Our oldest is not a genius, but he is smart and has always been a good student. He has never been one to talk about the details of his school day, never what he learned at school. We gather our information about his learning by listening and observing. This particular conversation was memorable not only because it was so unusual for him to share, but especially because he was so conscious and articulate about a transition in his learning that was completely intangible.
He knew that he had accomplished something the rest of the world could not see, and the knowledge made him happy.
All children in Montessori classrooms absorb mathematical concepts in a pattern that is both intelligent and fun. We expected as much for our children. Until that moment, I did not know a young child could be so conscious, articulate, and nonchalant about the process Maria Montessori called the “passage to abstraction.”
Similar stories have unfolded in our kitchen several times since then. Our middle son told us one Saturday morning that he had learned to count in binary, on his fingers. His demonstration left me flummoxed.
“Oh mom,” he said, “It’s just for fun. Here, I’ll write it down so you can understand.”
Just a few days ago, our nine-year-old daughter told us she was working with prime factorization at school, and could already do a lot in her head. Like her older brothers, math fascinates and excites her. Unlike her brothers, she is eager and willing to talk about details. She recited, and then drew a diagram of the factorization process she pictured in her head.
Talking like a teacher, she suggested we try factoring another number together, showing us how to draw the familiar descending diagram on paper. It was important to her that we see together, and understand the process in her mind.
Maria Montessori introduced mathematical concepts to the children in her classrooms through the use of concrete materials. She insisted that children be given as much time and opportunity as they needed to work with concrete materials, until they had absorbed the concepts that the materials were designed to represent. Children work with their hands until the mathematical concept or process was absolutely clear.
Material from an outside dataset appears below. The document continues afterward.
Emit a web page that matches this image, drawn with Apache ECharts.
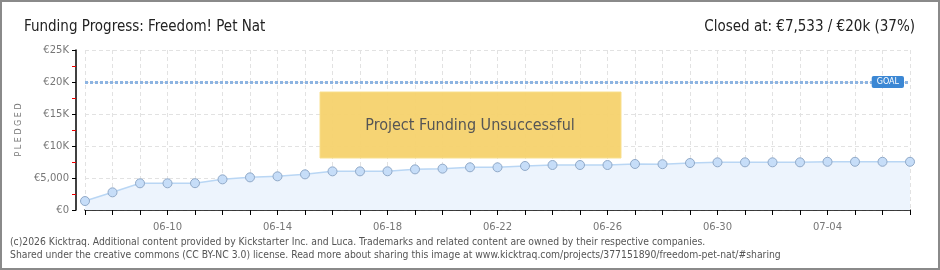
<!DOCTYPE html>
<html>
<head>
<meta charset="utf-8">
<script src="https://cdn.jsdelivr.net/npm/echarts@6/dist/echarts.min.js"></script>
<style>
  html, body { margin: 0; padding: 0; background: #fff; }
  #chart { width: 940px; height: 270px; }
</style>
</head>
<body>
<div id="chart"></div>
<script>
// daily pledged totals (EUR)
var days = ['06-07','06-08','06-09','06-10','06-11','06-12','06-13','06-14','06-15','06-16',
            '06-17','06-18','06-19','06-20','06-21','06-22','06-23','06-24','06-25','06-26',
            '06-27','06-28','06-29','06-30','07-01','07-02','07-03','07-04','07-05','07-06','07-07'];
var pledged = [1400, 2760, 4170, 4170, 4190, 4790, 5100, 5260, 5570, 6040,
               6040, 6050, 6350, 6460, 6670, 6670, 6880, 7030, 7030, 7030,
               7190, 7160, 7340, 7450, 7450, 7450, 7450, 7533, 7533, 7533, 7533];
var goal = 20000;
var yTicks = [0, 5000, 10000, 15000, 20000, 25000];
var yLabels = ['€0', '€5,000', '€10K', '€15K', '€20K', '€25K'];

var myChart = echarts.init(document.getElementById('chart'));

var headFont = { fontFamily: 'DejaVu Sans Condensed', fontSize: 15, fontWeight: 'normal', color: '#222' };

var option = {
    animation: false,
    backgroundColor: '#fff',
    title: [
        { text: 'Funding Progress: Freedom! Pet Nat', left: 19, top: 15, textStyle: headFont },
        { text: 'Closed at: €7,533 / €20k (37%)', right: 20, top: 15, textStyle: headFont }
    ],
    grid: { left: 85, right: 30, top: 50, bottom: 60, containLabel: false },
    xAxis: {
        type: 'category',
        data: days,
        boundaryGap: false,
        offset: 9,
        axisLine: { lineStyle: { color: '#000', width: 1.5 } },
        axisTick: { interval: 0, length: 5, lineStyle: { color: '#000' } },
        axisLabel: {
            interval: function (i) { return (i - 3) % 4 === 0; },
            color: '#777', fontFamily: 'DejaVu Sans', fontSize: 10, margin: 3
        },
        splitLine: { show: true, interval: 0, lineStyle: { color: '#e2e2e2', type: [4, 3] } }
    },
    yAxis: {
        type: 'value',
        min: 0, max: 25000, interval: 5000,
        offset: 9,
        name: 'P L E D G E D',
        nameLocation: 'middle',
        nameGap: 52,
        nameTextStyle: { color: '#777', fontFamily: 'DejaVu Sans', fontSize: 8 },
        axisLine: { show: true, lineStyle: { color: '#000', width: 1.5 } },
        axisTick: { show: true, length: 4, lineStyle: { color: '#000' } },
        minorTick: { show: true, splitNumber: 2, length: 4, lineStyle: { color: '#e00' } },
        axisLabel: {
            color: '#777', fontFamily: 'DejaVu Sans', fontSize: 10, margin: 7,
            formatter: function (v) { return yLabels[yTicks.indexOf(v)]; }
        },
        splitLine: { show: true, lineStyle: { color: '#e2e2e2', type: [4, 3] } }
    },
    series: [{
        type: 'line',
        data: pledged,
        symbol: 'circle',
        symbolSize: 9,
        lineStyle: { color: '#b9d6f4', width: 1.5 },
        itemStyle: { color: '#c6ddf8', borderColor: '#90a9c8', borderWidth: 1 },
        areaStyle: { color: '#edf4fd', opacity: 1 },
        markLine: {
            symbol: 'none',
            silent: true,
            data: [{ yAxis: goal }],
            lineStyle: { color: '#8db4e2', width: 3, type: [3, 2] },
            label: {
                show: true,
                position: 'insideEnd',
                distance: 6,
                formatter: 'GOAL',
                color: '#fff',
                backgroundColor: '#3b87d4',
                borderRadius: 2,
                padding: [2, 5],
                fontFamily: 'DejaVu Sans',
                fontSize: 8
            }
        }
    }],
    graphic: [
        {
            type: 'rect',
            shape: { x: 1, y: 1, width: 938, height: 268 },
            style: { fill: 'none', stroke: '#8a8a8a', lineWidth: 2 },
            z: 100
        },
        {
            type: 'rect',
            shape: { x: 320, y: 92, width: 301, height: 66 },
            style: { fill: '#f6d370', stroke: '#f9df8c', lineWidth: 1, opacity: 0.97 },
            z: 50
        },
        {
            type: 'text',
            x: 470, y: 126,
            style: {
                text: 'Project Funding Unsuccessful',
                fill: '#555',
                fontFamily: 'DejaVu Sans Condensed',
                fontSize: 16,
                align: 'center',
                verticalAlign: 'middle',
                textShadowColor: '#fff',
                textShadowOffsetX: 1,
                textShadowOffsetY: 1
            },
            z: 51
        },
        {
            type: 'text',
            x: 10, y: 236,
            style: {
                text: '(c)2026 Kicktraq. Additional content provided by Kickstarter Inc. and Luca. Trademarks and related content are owned by their respective companies.\nShared under the creative commons (CC BY-NC 3.0) license. Read more about sharing this image at www.kicktraq.com/projects/377151890/freedom-pet-nat/#sharing',
                fill: '#555',
                fontFamily: 'DejaVu Sans Condensed',
                fontSize: 10.3,
                lineHeight: 13
            }
        }
    ]
};

myChart.setOption(option);
</script>
</body>
</html>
Montessori called these lessons “materialized abstractions,” a highfalutin phrase for the common-sense observation that human beings learn best through the use of their senses. Children especially build their intellects most effectively through the combined use of their hands, eyes, and ears.
The Golden Beads are the heart of the Montessori primary math curriculum. Children in primary Montessori classrooms work with Golden Beads as they continue to learn about the decimal system. The differences in weight and dimension between a unit, ten, hundred, and thousand are obvious, because the children carry the materials in their hands and on trays as they learn. As they count, they also touch, look, and hold. When they complete their first addition problems, they can clearly see that when several small numbers are combined, the final quantity is larger.
As Montessori children progress through the math curriculum, the materials become increasingly abstract. The difference in weight and dimension of the Golden Beads is replaced by a difference in color, then by materials that require students move their fingers in simple patterns to find answers to addition, subtraction, multiplication and division equations.
When a child in a Montessori School masters a mathematical concept, he will often continue working uninterrupted, setting aside the learning material that had been an aid to development. The shift is barely noticeable, but hugely significant. For the child, a fundamental mathematical concept exists within him. He can complete mathematical operations with the same ease he demonstrates as he ties his shoes, or buttons his shirt, or prepares his table for lunch.
The Story Rug
Observing in my own primary classroom a year ago, I overheard a conversation between children that at first confused me, but still delights me. Three five-year olds were working with Golden Beads independently. Their work had just begun. One of the boys reminded his friend to get the story rug.
“I’ve already got it out. It’s right here,” his friend said, pointing to the empty rug at his feet.
Although it was my classroom, I did not know what a “story rug” was. As I watched, I understood that the children were referring to the place where they would organize their final equation. The story rug is the spot where they would discover an answer to their equation and read it aloud together. For these children, mathematical operations were tangible and, most remarkably, stories to be enjoyed with friends.
In Maria Montessori: Her Life and Work, biographer E.M. Standing writes that Montessori compared a child’s passage to abstraction to the flight of an airplane. Technology has changed flight it several ways, but the metaphor endures. Children do need a long running start, firmly connected to the earth, and increasing in speed as their knowledge and understanding grows. Children do still launch into abstraction with apparent ease, but only after they have independently achieved the speed and strength they need to fly.